# Training and Tuning at Scale

#### Amazon SageMaker provides managed distributed training and tuning capabilities to improve training efficiency, and capabilities to organize and track ML experiments at scale. SageMaker enables techniques such as streaming data into algorithms by using pipe mode for training with data at scale and Managed Spot Training for reduced training costs. 

## ML training at scale with SageMaker distributed libraries

#### Two common scale challenges with ML projects are scaling training data and scaling model size. While increased training data volume, model size, and complexity can potentially result in a more accurate model, there is a limit to the data volume and the model size that you can use with a single compute node, CPU, or GPU. Increased training data volumes and model sizes typically result in more computations, and therefore training jobs take longer to finish, even when using powerful compute instances such as Amazon Elastic Compute Cloud (EC2) p3 and p4 instances.

#### Distributed training is a commonly used technique to speed up training when dealing with scale challenges. Training load can be distributed either across multiple compute instances (nodes), or across multiple CPUs and GPUs (devices) on a single compute instance. There are two strategies for distributed training – data parallelism and model parallelism. Their names are a good indication of what is involved with each strategy. With data parallelism, the training data is split up across multiple nodes (or devices). With model parallelism, the model is split up across the nodes (or devices).

#### Mixed-precision training is a popular technique to handle training at scale and reduce training time. Typically used on compute instances equipped with NVIDIA GPUs, mixed-precision training converts network weights from FP32 representation to FP16, calculates the gradients, converts weights back to FP32, multiplies by the learning rate, and finally updates the optimizer weights.

#### In the data parallelism distribution strategy, the ML algorithm or the neural network-based model is replicated on all devices, and each device processes a batch of data. Results from all devices are then combined. In the model parallelism distribution strategy, the model (which is the neural network) is split up across the devices. Batches of training data are sent to all devices so that the data can be processed by all parts of the model. 

#### Both data and model parallelism distribution strategies come with their own complexities. With data parallelism, each node (or device) is trained on a subset of data (called a mini-batch), and a mini-gradient is calculated. However, within each node, a mini-gradient average, with gradients coming from other nodes, should be calculated and communicated to all other nodes. This step is called all reduce, which is a communication overhead that grows as the training cluster is scaled up.

#### While model parallelism addresses the requirements of a model not fitting in a single device's memory by splitting it across devices, partitioning the model across multiple GPUs may lead to under-utilization.

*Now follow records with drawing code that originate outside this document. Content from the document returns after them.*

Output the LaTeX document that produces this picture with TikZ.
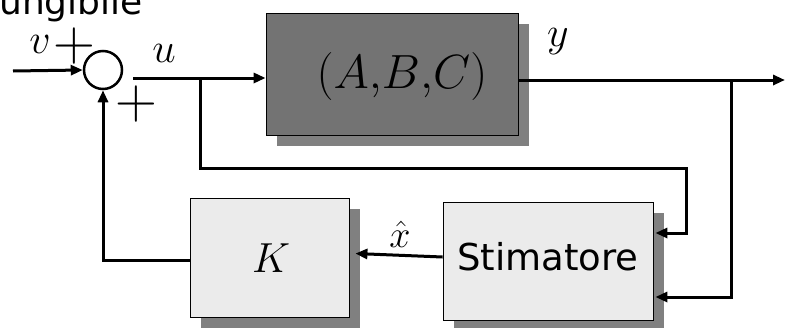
\RequirePackage{fix-cm}
\documentclass[tikz,border=0pt]{standalone}
\usepackage{fontspec}
\setsansfont{DejaVu Sans}
\usetikzlibrary{arrows.meta,positioning,calc,shadows}
\definecolor{PlantGray}{HTML}{737373}
\definecolor{BlockPale}{HTML}{EBEBEB}
\definecolor{ShadowGray}{HTML}{808080}

\tikzset{
  blk/.style={draw=black,line width=0.8pt,inner sep=0pt,
    drop shadow={shadow xshift=11pt,shadow yshift=-11pt,fill=ShadowGray,opacity=1}},
  sig/.style={line width=3pt},
  tip/.style={-{Triangle[length=12pt,width=10pt]}},
  mlab/.style={anchor=base,inner sep=0pt,font=\fontsize{42}{50}\selectfont},
  slab/.style={anchor=base,inner sep=0pt,font=\sffamily\fontsize{37}{44}\selectfont},
  plus/.style={inner sep=0pt,font=\fontsize{58}{64}\selectfont},
}

\begin{document}
\begin{tikzpicture}[x=1pt,y=-1pt]
  \useasboundingbox (0,0) rectangle (793,327);
  \clip (0,0) rectangle (793,327);

  % blocks
  \node[blk,fill=PlantGray,minimum width=252pt,minimum height=122pt] (plant) at (392,74) {};
  \node[blk,fill=BlockPale,minimum width=159pt,minimum height=119pt] (gain) at (269.5,257.5) {};
  \node[blk,fill=BlockPale,minimum width=210pt,minimum height=118pt] (est) at (548,261) {};
  \node[draw,circle,line width=2.5pt,minimum size=38pt,inner sep=0pt] (sum) at (103,70) {};

  % texts
  \node[anchor=base west,inner sep=0pt,font=\sffamily\fontsize{36}{44}\selectfont] (title) at (-1,14) {ungibile};
  \node[mlab,font=\fontsize{48}{56}\selectfont] (abc) at (402,88) {$(A{,}B{,}C)$};
  \node[mlab] (klab) at (271,272) {$K$};
  \node[slab] (estlab) at (548,270) {Stimatore};
  \node[mlab] (vlab) at (40,53) {$v$};
  \node[mlab] (ulab) at (164,62) {$u$};
  \node[mlab] (ylab) at (558,46) {$y$};
  \node[mlab,font=\fontsize{38}{46}\selectfont] (xlab) at (400,247) {$\hat{x}$};
  \node[plus] (plusv) at (74,46) {$+$};
  \node[plus] (plusk) at (136,104) {$+$};

  % signals
  \coordinate (vin) at (13,71);
  \coordinate (ustart) at (133,78);
  \coordinate (ubr) at (200,78);
  \coordinate (ucorner) at (686,168);
  \coordinate (yout) at (785,80);
  \coordinate (ybr) at (731,80);

  \draw[sig,tip] (vin) -- (sum.west);
  \draw[sig,tip] (ustart) -- (ustart -| plant.west);
  \draw[sig,tip] (ubr) |- (ucorner) |- ($(est.east)+(2,-28)$);
  \draw[sig,tip] ($(plant.east)+(0,6)$) -- (yout);
  \draw[sig,tip] (ybr) |- ($(est.east)+(2,36)$);
  \draw[sig,tip] ($(est.west)+(0,-4)$) -- ($(gain.east)+(6,-4)$);
  \draw[sig,tip] ($(gain.west)+(0,3)$) -| (sum.south);
\end{tikzpicture}
\end{document}
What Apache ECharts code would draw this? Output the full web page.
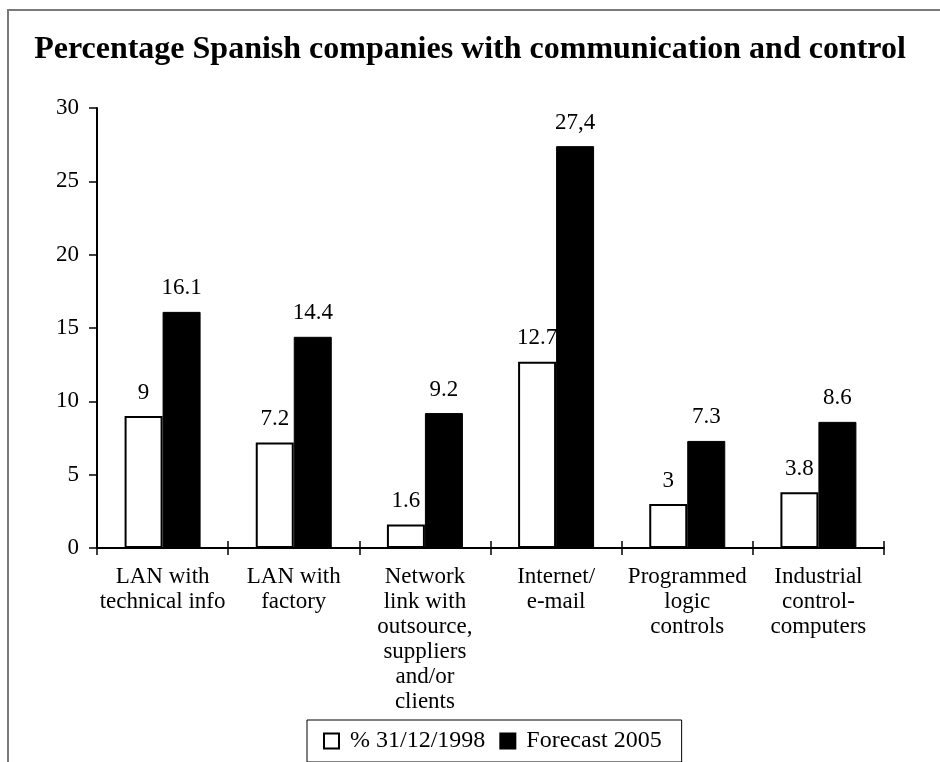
<!DOCTYPE html>
<html>
<head>
<meta charset="utf-8">
<title>Percentage Spanish companies with communication and control</title>
<script src="https://cdn.jsdelivr.net/npm/echarts@6/dist/echarts.min.js"></script>
<style>
  html, body { margin: 0; padding: 0; background: #fff; }
  #chart { width: 940px; height: 762px; }
</style>
</head>
<body>
<div id="chart"></div>
<script>
// Categories (multi-line labels) and the two series of percentages
const categories = [
  'LAN with\ntechnical info',
  'LAN with\nfactory',
  'Network\nlink with\noutsource,\nsuppliers\nand/or\nclients',
  'Internet/\ne-mail',
  'Programmed\nlogic\ncontrols',
  'Industrial\ncontrol-\ncomputers'
];
const values1998 = [9, 7.2, 1.6, 12.7, 3, 3.8];
const values2005 = [16.1, 14.4, 9.2, 27.4, 7.3, 8.6];
// Printed value labels for the forecast bars
const labels2005 = ['16.1', '14.4', '9.2', '27,4', '7.3', '8.6'];
const yTicks = [0, 5, 10, 15, 20, 25, 30];

const FONT = "'Liberation Serif', 'Times New Roman', serif";
const FS = 23;
const chart = echarts.init(document.getElementById('chart'), null, { renderer: 'canvas' });

const labelStyle = {
  show: true,
  position: 'top',
  distance: 12,
  color: '#000',
  fontFamily: FONT,
  fontSize: FS
};

chart.setOption({
  animation: false,
  backgroundColor: '#fff',
  textStyle: { fontFamily: FONT, color: '#000' },
  graphic: [{
    type: 'rect',
    shape: { x: 8, y: 10, width: 960, height: 800 },
    style: { fill: 'none', stroke: '#7a7a7a', lineWidth: 2 },
    silent: true,
    z: -10
  }],
  title: {
    text: 'Percentage Spanish companies with communication and control',
    left: 'center',
    top: 29,
    textStyle: { fontFamily: FONT, fontWeight: 'bold', fontSize: 32, color: '#000' }
  },
  legend: {
    left: 307,
    top: 720,
    icon: 'rect',
    itemWidth: 15,
    itemHeight: 15,
    itemGap: 14,
    padding: [9, 20, 9, 16],
    borderColor: '#000',
    borderWidth: 1,
    textStyle: { fontFamily: FONT, fontSize: 24, color: '#000', padding: [0, 0, 0, 6] },
    data: ['% 31/12/1998', 'Forecast 2005']
  },
  grid: { left: 97, right: 56, top: 108, bottom: 214 },
  xAxis: [{
    type: 'category',
    data: categories,
    axisLine: { lineStyle: { color: '#000', width: 2 } },
    axisTick: { show: true, length: 7, lineStyle: { color: '#000', width: 1.5 } },
    axisLabel: {
      margin: 16,
      interval: 0,
      color: '#000',
      fontFamily: FONT,
      fontSize: FS,
      lineHeight: 25
    }
  }, {
    type: 'category',
    data: categories,
    position: 'bottom',
    axisLine: { show: false },
    axisTick: { show: true, inside: true, length: 7, lineStyle: { color: '#000', width: 1.5 } },
    axisLabel: { show: false }
  }],
  yAxis: {
    type: 'value',
    min: yTicks[0],
    max: yTicks[yTicks.length - 1],
    interval: 5,
    splitLine: { show: false },
    axisLine: { show: true, lineStyle: { color: '#000', width: 2 } },
    axisTick: { show: true, length: 8, lineStyle: { color: '#000', width: 1.5 } },
    axisLabel: { margin: 18, color: '#000', fontFamily: FONT, fontSize: FS }
  },
  series: [{
    name: '% 31/12/1998',
    type: 'bar',
    xAxisIndex: 0,
    data: values1998,
    barWidth: 38,
    barGap: '0%',
    itemStyle: { color: '#fff', borderColor: '#000', borderWidth: 2 },
    label: labelStyle
  }, {
    name: 'Forecast 2005',
    type: 'bar',
    xAxisIndex: 0,
    data: values2005,
    barWidth: 38,
    barGap: '0%',
    itemStyle: { color: '#000', borderColor: '#000', borderWidth: 1 },
    label: Object.assign({}, labelStyle, {
      formatter: p => labels2005[p.dataIndex]
    })
  }]
});
</script>
</body>
</html>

This is because training on GPUs is sequential in nature, where only one GPU is actively processing data while the other GPUs are waiting to be activated. To be effective, model parallelism should be coupled with a pipeline execution schedule to train the model across multiple nodes, and in turn, maximize GPU utilization. Now that you know two different distribution strategies, how do you choose between data and model parallelism?

## Choosing between data and model parallelism

##### When choosing a distributed strategy to implement, keep in mind the following:

- Training on multiple nodes inherently causes inter-node communication overhead.
- Additionally, to meet security and regulatory requirements, you may choose to protect the data transmitted between the nodes by enabling inter-container encryption.
- Enabling inter-container encryption will further increase the training time.


#### Due to these reasons, use data parallelism if the trained model can fit in the memory of a single device or node. In situations where the model does not fit in the memory due to its size or complexity, you should experiment further with data parallelism before deciding on model parallelism.

- Tuning the model's hyperparameters: Tuning parameters such as the number of layers of a neural network, or the optimizer to use, affects the model's size considerably.
- Reducing the batch size: Experiment by incrementally reducing the batch size until the model fits in the memory. This experiment should balance out the model's memory needs with optimal batch size. Make sure you do not end up with a suboptimal small batch size just because training with a large batch size takes up most of the device memory.
- Reducing the model input size: If the model input is tabular, consider embedding vectors of reduced dimensions. Similarly, for natural language processing (NLP) models, reduce the input NLP sequence length, and if the input is an image, reduce image resolution.
- Using mixed-point precision: Experiment with mixed-precision training, which uses FP16 representation of weights during gradient calculation, to reduce memory consumption.